The Language of the Unspoken
There is a specific dialect spoken in these high-level meetings. It is a language where a shift from "deeply concerned" to "gravely concerned" can take three days of intense debate. Every word is weighed for its strategic ambiguity, allowing both sides to return home and claim victory to their domestic audiences.
But the language of the ground is brutally unambiguous.
A missile does not possess strategic ambiguity. It speaks in a single, devastating syllable. When the news of the strikes broke, the sophisticated dialect of the diplomats became instantly irrelevant. You cannot negotiate a complex framework of sanctions relief and enrichment caps while the television screens in the corner of the room are showing live footage of a capital city on fire.
The breakdown of these talks reveals a fundamental truth about the current state of global politics: the civilian leadership is increasingly held hostage by tactical realities. A local commander on the ground, a drone operator sitting in a bunker, or an intelligence officer authorizing a targeted strike can alter the course of history with a single click of a mouse. They can destroy months of delicate diplomatic maneuvering in a fraction of a second.
This leaves the world in an incredibly precarious position. It means that peace is no longer a top-down directive achieved by visionary leaders signing documents. Peace has become a fragile, highly volatile compound that can be destabilized by any actor, at any level, at any time.
The diplomats will eventually return to the table. They always do, because the alternative is too terrible to contemplate. But when they return, the table will be different. The chairs will be dustier. The positions will be harder. The trust, which took months to build to a microscopic level, will be completely gone, requiring the entire agonizing process to start from scratch.

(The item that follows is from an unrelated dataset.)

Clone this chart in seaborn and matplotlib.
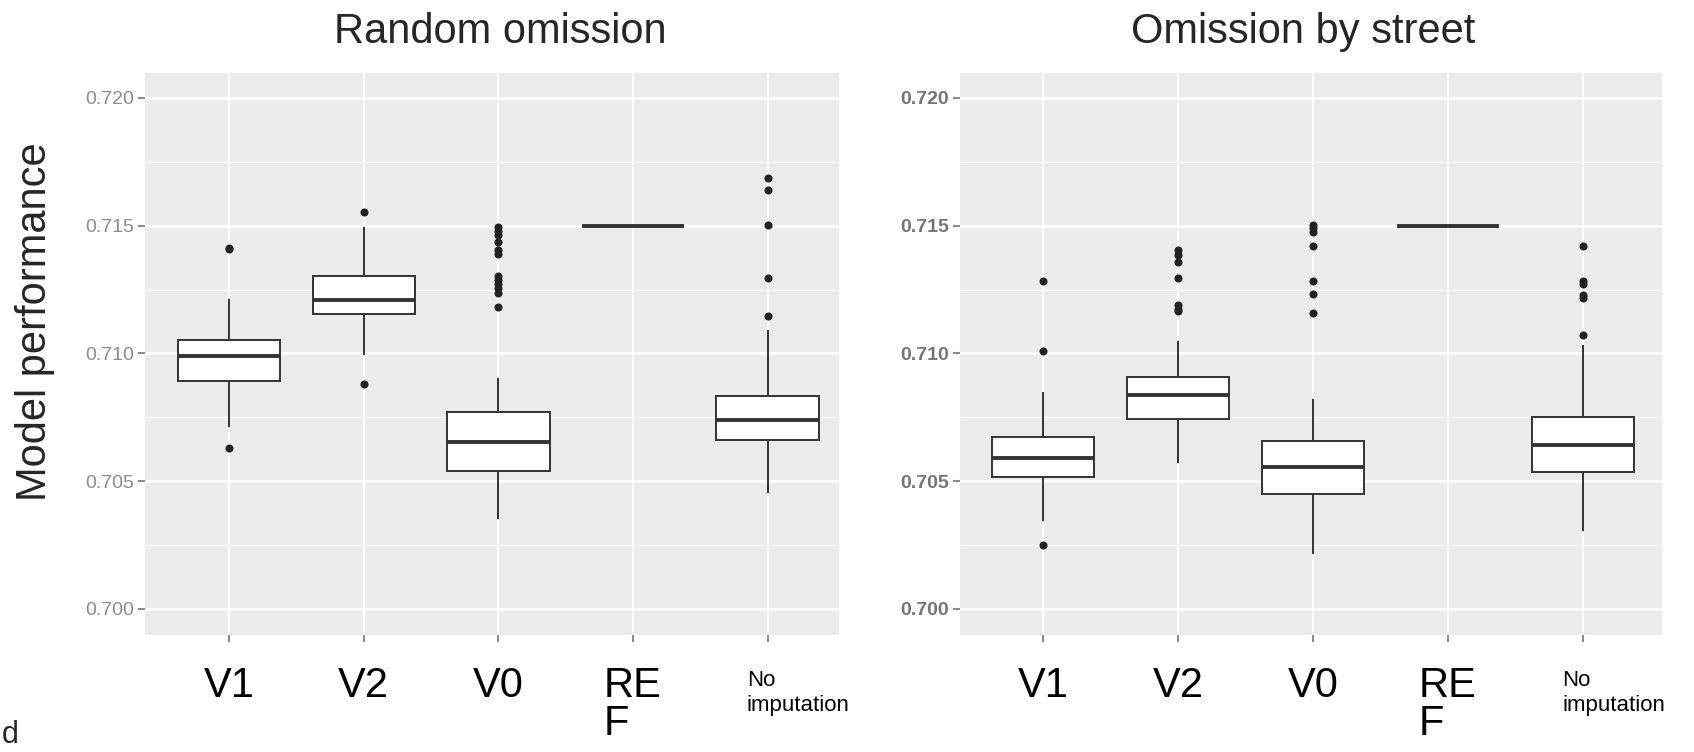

Outside the bakery in Beirut, the sun begins to set through a haze of smoke. Abbas clears the glass from his countertop, preparing to bake tomorrow's bread, if the electricity holds, if the flour arrives, if the sky remains empty. He does not know the names of the diplomats who sat in the room in Muscat. He does not know what they looked like or what they said. He only knows that they left the room, and that he is still here, waiting for the night to begin.